Parce que l’Église ne s’est pas jusqu’ici emparée de ce défi pastoral, des initiatives de bonne volonté ont occupé le terrain. Seul problème : elles nourrissent certaines ambiguïtés avec le magistère. Ainsi de l’association Devenir un en Christ qui, sur son site Internet, fait comme proposition pour le synode sur la famille : « Infléchir certains passages du Catéchisme, afin que l’accueil inconditionnel prime sur les exigences et les jugements moraux »…
Une initiative américaine qui arrive en France
Un vent d’espérance souffle pourtant sur la ville où palpite le Cœur du Christ. « On est à l’aube d’une belle époque pour la pastorale des personnes attirées par le même sexe », prophétise Alberto. Pendant seize ans, cet Italien distingué a cherché en vain « un soutien véritablement catholique » qui lui aurait permis de « comprendre ma condition et de m’en sortir ». Jusqu’à ce qu’il entende parler de l’apostolat Courage et s’y engage. Né à Manhattan en 1980, ce service de l’Église catholique propose un soutien spirituel aux fidèles attirés par les personnes de même sexe et qui désirent vivre la chasteté en fidélité au magistère. « À travers les groupes de Courage, l’Église nous embrasse, nous accompagne et nous montre que nous ne sommes pas seuls à vouloir vivre une vie chaste. Qu’il n’y a pas d’Évangile à deux vitesses », témoigne-t-il. Et, à travers EnCourage, l’Église soutient l’entourage de ces personnes dans le même esprit.

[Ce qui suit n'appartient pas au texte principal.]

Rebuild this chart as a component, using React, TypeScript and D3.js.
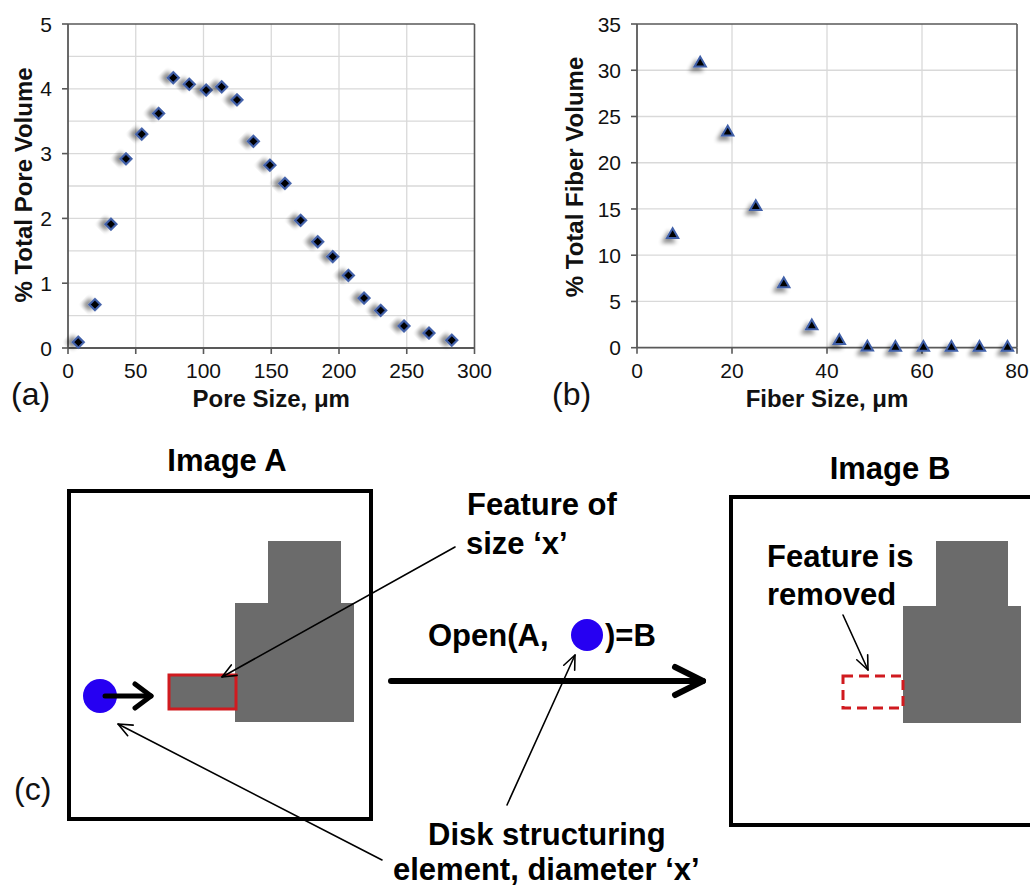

Alberto ne pouvait garder ce trésor pour lui seul. Il est devenu « l’ambassadeur » de l’apostolat en Italie et à l’international. « Grâce à son aide, et avec l’accord des évêques, nous avons pu “l‘importer” cette année à Toulon, puis à Paris », se réjouit le Père Guitton, responsable des « petits derniers français de la grande famille Courage ». Pour Mili Hawran, cheville ouvrière du mouvement en France, l’Église doit encourager Courage dont la force est non seulement « son orthodoxie », mais aussi « cet accueil spirituel et fraternel ». « Courage donne une structure. Mais c’est Jésus qui fait le travail au contact de son cœur miséricordieux », précise l’Américaine. Son lancement en France, riche de promesses, ne pouvait donc trouver plus beau terreau que Paray-le-Monial.